Just could you please cross-check that it is used as intended?

anawas commented 1 month ago

The follwing url return 404 when called. It's in file ontology.py. https://raw.githubusercontent.com/FnOio/fnoio.github.io/master/ontology/0.4.1/function.ttl What is it for? I wanted to use this url to get a default ontology.

In addition I wonder if this is the cause for the frequent not a turtle: None messages.

dsavchenko commented 1 month ago

https://raw.githubusercontent.com/FnOio/fnoio.github.io/master/ontology/0.4.1/function.ttl

That's not our default ontology. It was used for somehow unrelated purposes. @volodymyrss may have more insight Anyway, it's requested in try-except, so it can't raise issue.

Our ontology is served from https://odahub.io/ontology/ontology.ttl and this path is hardcoded as default in the code where applicable.

volodymyrss commented 1 month ago

Yes, the fno is an old one. They have an update somewhere. But we should use our own (it has the references to upstream where suitable).

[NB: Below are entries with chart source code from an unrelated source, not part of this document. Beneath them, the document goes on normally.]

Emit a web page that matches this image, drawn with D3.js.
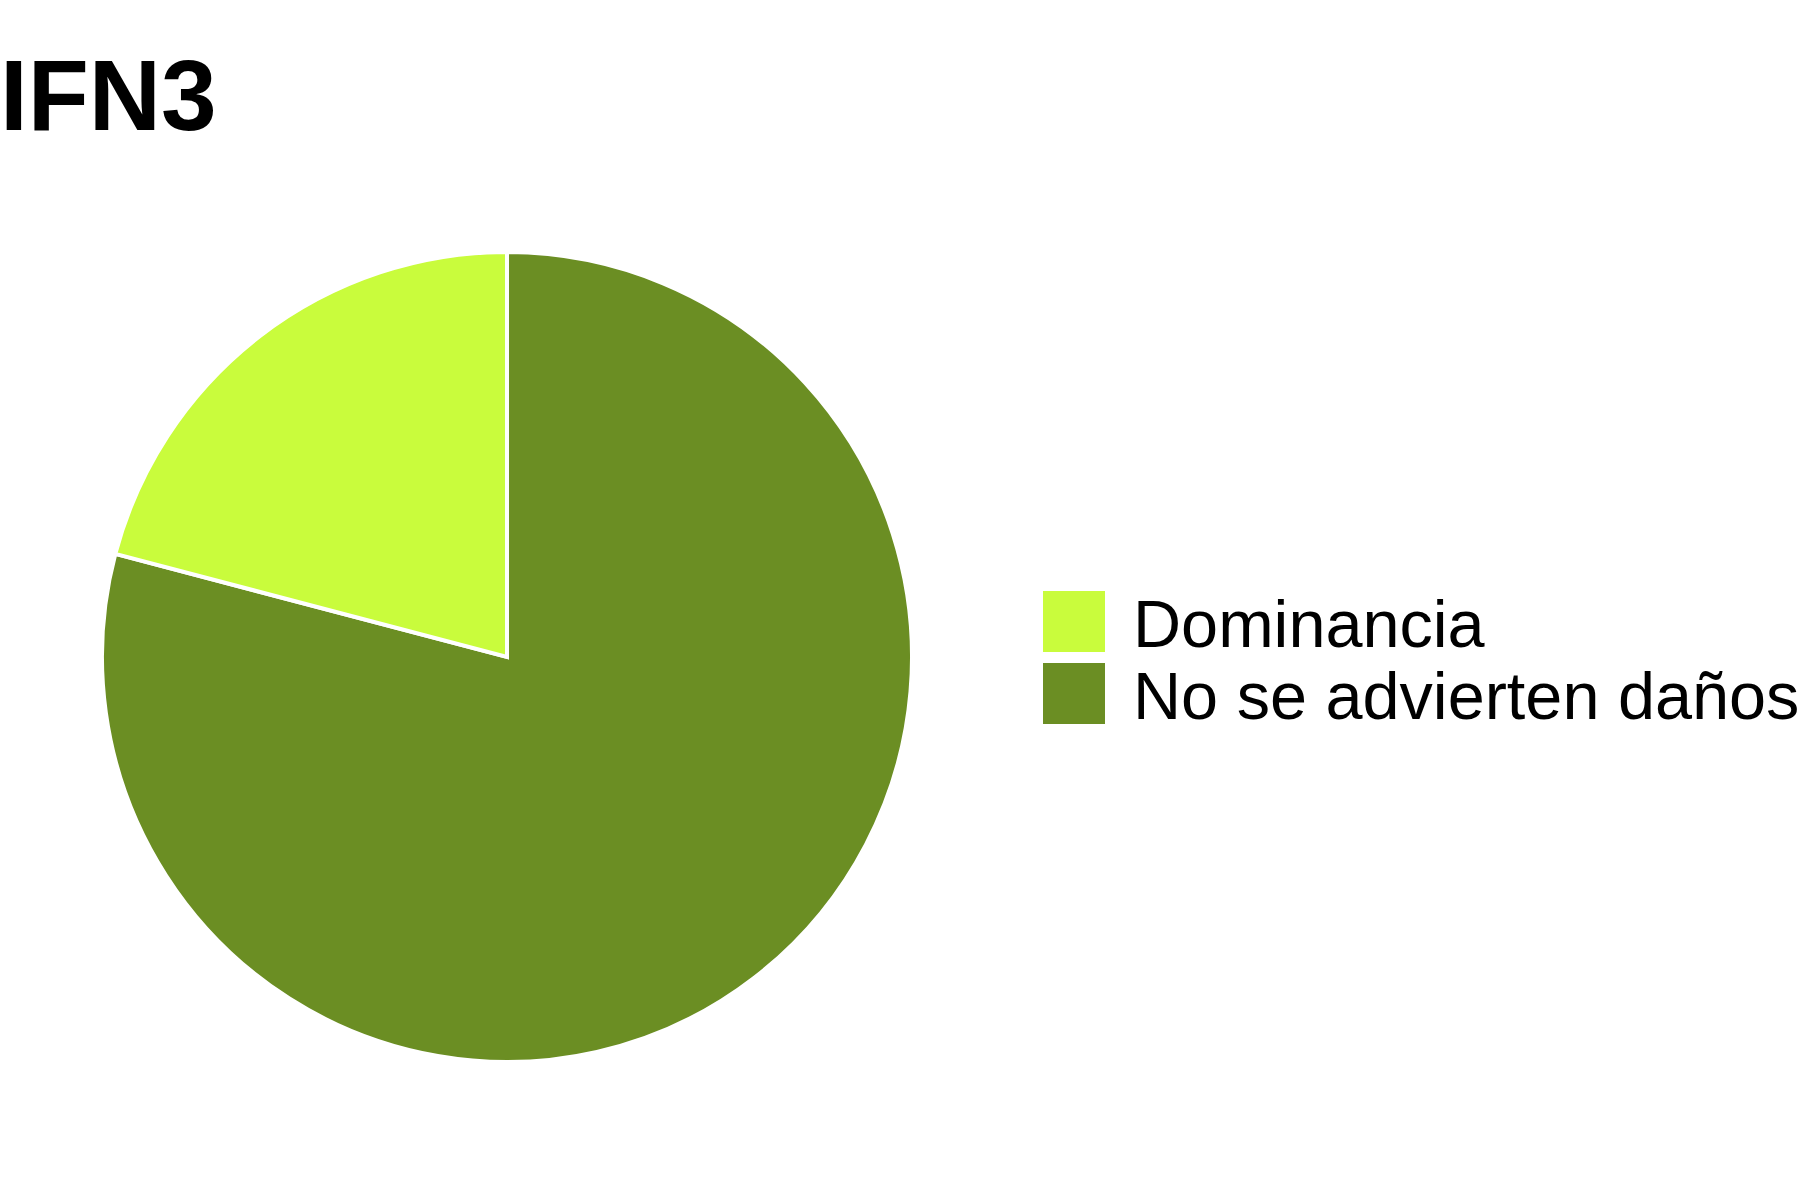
<!DOCTYPE html>
<html>
<head>
<meta charset="utf-8">
<script src="https://cdn.jsdelivr.net/npm/d3@7"></script>
<style>
  html, body { margin: 0; padding: 0; background: #ffffff; }
  svg { display: block; }
</style>
</head>
<body>
<svg id="chart" width="1800" height="1200"></svg>
<script>
const title = "IFN3";
const categories = ["Dominancia", "No se advierten daños"];
const values = [20.9, 79.1];
const colors = ["#C9FC3C", "#6B8E23"];

const svg = d3.select("#chart");
const W = 1800, H = 1200;
svg.append("rect").attr("width", W).attr("height", H).attr("fill", "#ffffff");

svg.append("text")
  .attr("x", 0).attr("y", 130)
  .attr("font-family", "'Liberation Sans', Arial, sans-serif")
  .attr("font-weight", "bold")
  .attr("font-size", 100)
  .attr("fill", "#000000")
  .text(title);

const data = categories.map((c, i) => ({ cat: c, value: values[i], color: colors[i] }));

const color = d3.scaleOrdinal().domain(categories).range(colors);

// Pie: the large slice runs clockwise from 12 o'clock, the small one closes the circle
const pie = d3.pie().sort(null).value(d => d.value);
const arcs = pie(data.slice().reverse());
const arc = d3.arc().innerRadius(0).outerRadius(405);

const g = svg.append("g").attr("transform", "translate(507,657)");
g.selectAll("path")
  .data(arcs)
  .join("path")
  .attr("d", arc)
  .attr("fill", d => color(d.data.cat))
  .attr("stroke", "#ffffff")
  .attr("stroke-width", 4)
  .attr("stroke-linejoin", "miter");

// Legend
const legend = svg.append("g").attr("transform", "translate(1043,591)");
const item = legend.selectAll("g")
  .data(categories)
  .join("g")
  .attr("transform", (d, i) => `translate(0,${i * 72})`);
item.append("rect")
  .attr("width", 62).attr("height", 61)
  .attr("fill", d => color(d));
item.append("text")
  .attr("x", 90).attr("y", 56)
  .attr("font-family", "'Liberation Sans', Arial, sans-serif")
  .attr("font-size", 66.6)
  .attr("fill", "#000000")
  .text(d => d);
</script>
</body>
</html>
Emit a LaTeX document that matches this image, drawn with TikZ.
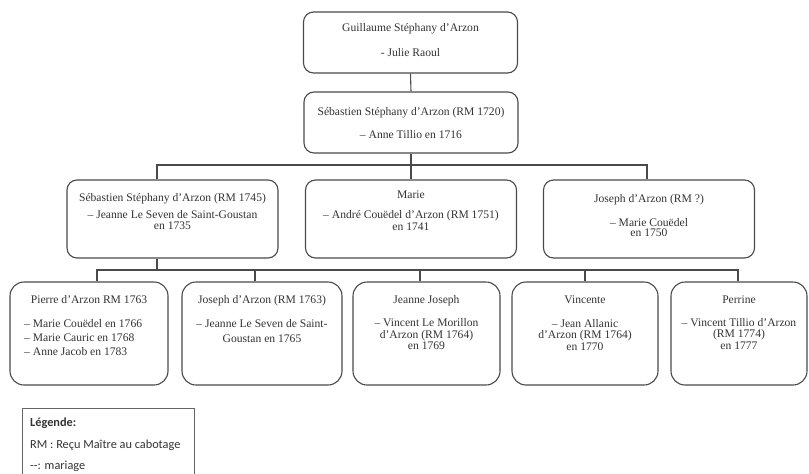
\documentclass[tikz,border=0pt]{standalone}
\usepackage{fontspec}
\setmainfont{Liberation Serif}
\newfontfamily\legfont{Carlito}
\definecolor{edge}{HTML}{4A4A4A}
\definecolor{ink}{HTML}{333333}
\begin{document}
\begin{tikzpicture}[x=1pt,y=-1pt,
  box/.style={draw=edge, line width=1.1pt, rounded corners=10pt, inner sep=0pt},
  lowbox/.style={box, rounded corners=14pt, minimum height=103pt},
  midbox/.style={box, minimum height=78pt, minimum width=211pt},
  topbox/.style={box, minimum height=61pt, minimum width=214pt},
  txt/.style={text=ink, inner sep=0pt, anchor=north, align=center, font=\fontsize{11.6}{11.5}\selectfont},
  link/.style={draw=edge, line width=1.1pt},
  legtxt/.style={text=ink, inner sep=0pt, anchor=north west, align=left, font=\legfont\fontsize{12.3}{21.5}\selectfont}
]
\useasboundingbox (0,0) rectangle (809,474);

% boxes
\node[topbox] (b1) at (410.5,42.5) {};
\node[topbox] (b2) at (411,122.5) {};
\node[midbox] (c1) at (172.5,219) {};
\node[midbox] (c2) at (411,219) {};
\node[midbox] (c3) at (649,219) {};
\node[lowbox, minimum width=158pt] (d1) at (89,333.5) {};
\node[lowbox, minimum width=160pt] (d2) at (262,333.5) {};
\node[lowbox, minimum width=147pt] (d3) at (426.5,333.5) {};
\node[lowbox, minimum width=146pt] (d4) at (585,333.5) {};
\node[lowbox, minimum width=136pt] (d5) at (739,333.5) {};

% texts
\node[txt] (t1) at ([yshift=-12pt]b1.north) {Guillaume Stéphany d'Arzon\\[13.5pt]- Julie Raoul};
\node[txt] (t2) at ([yshift=-15.5pt]b2.north) {Sébastien Stéphany d'Arzon (RM 1720)\\[11.5pt]– Anne Tillio en 1716};
\node[txt] (tc1) at ([yshift=-13.5pt]c1.north) {Sébastien Stéphany d'Arzon (RM 1745)\\[5.5pt]– Jeanne Le Seven de Saint-Goustan\\en 1735};
\node[txt] (tc2) at ([yshift=-11.5pt]c2.north) {Marie\\[8.5pt]– André Couëdel d'Arzon (RM 1751)\\en 1741};
\node[txt] (tc3) at ([yshift=-14.5pt]c3.north) {Joseph d'Arzon (RM ?)\\[12.5pt]– Marie Couëdel\\[-1.5pt]en 1750};
\node[txt] (td1) at ([yshift=-14pt]d1.north) {Pierre d'Arzon RM 1763};
\node[txt, anchor=north west, align=left, font=\fontsize{11.6}{14}\selectfont] (td1b) at (24,319) {– Marie Couëdel en 1766\\– Marie Cauric en 1768\\– Anne Jacob en 1783};
\node[txt] (td2) at ([yshift=-14pt]d2.north) {Joseph d'Arzon (RM 1763)\\[12.5pt]– Jeanne Le Seven de Saint-\\[3.5pt]Goustan en 1765};
\node[txt] (td3) at ([yshift=-14pt]d3.north) {Jeanne Joseph\\[11.5pt]– Vincent Le Morillon\\d'Arzon (RM 1764)\\en 1769};
\node[txt] (td4) at ([yshift=-14pt]d4.north) {Vincente\\[12.5pt]– Jean Allanic\\d'Arzon (RM 1764)\\en 1770};
\node[txt] (td5) at ([yshift=-14pt]d5.north) {Perrine\\[11.5pt]– Vincent Tillio d'Arzon\\(RM 1774)\\en 1777};

% connectors
\coordinate (jL) at (157,165);
\coordinate (jR) at (647,165);
\coordinate (k0) at (157,270);
\coordinate (k1) at (97,270);
\coordinate (k2) at (255,270);
\coordinate (k3) at (420,270);
\coordinate (k4) at (585,270);
\coordinate (k5) at (738,270);
\draw[link] (b1.south) -- (b2.north);
\draw[link] (b2.south) -- (c2.north);
\draw[link] (jL |- c1.north) -- (jL) -- (jR) -- (jR |- c3.north);
\draw[link] (k0 |- c1.south) -- (k0);
\draw[link] (k1 |- d1.north) -- (k1) -- (k5) -- (k5 |- d5.north);
\draw[link] (k2) -- (k2 |- d2.north);
\draw[link] (k3) -- (k3 |- d3.north);
\draw[link] (k4) -- (k4 |- d4.north);

% legend
\node[draw=edge!85, line width=1pt, inner sep=0pt, anchor=north west, minimum width=172pt, minimum height=67pt] (leg) at (22,408) {};
\node[legtxt] (legt) at (30,418) {\textbf{Légende:}\\RM : Reçu Maître au cabotage\\{-}{-}: mariage};
\end{tikzpicture}
\end{document}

anawas commented 1 week ago

I can now run locally some of the tests here: astronomy/mmoda/mmoda-nb2workflow-example. However, when I run Carlo's notebook (https://gitlab.renkulab.io/astronomy/mmoda/jemx-expert/-/blob/main/test_products.ipynb?ref_type=heads) I get a timeout for the following url, which seems not to be online: dispatcher-staging.obsuks1.unige.ch

What is it used for? What is it supposed to return? I may need to write a mock for it.

ferrigno commented 1 week ago

that URL is available only in the virtual network of the University of Geneva. You can use the public endpoint https://www.astro.unige.ch/mmoda/dispatch-data instead

ferrigno commented 1 week ago

or use 'host_type' : 'production' instead of 'host_type' : 'staging'

The current version of the test NB at https://gitlab.renkulab.io/astronomy/mmoda/isgri-expert/-/blob/main/test_products.ipynb?ref_type=heads is updated. I am running it again so that you can get the products from the backend (for independent reasons, they are not anymore cached).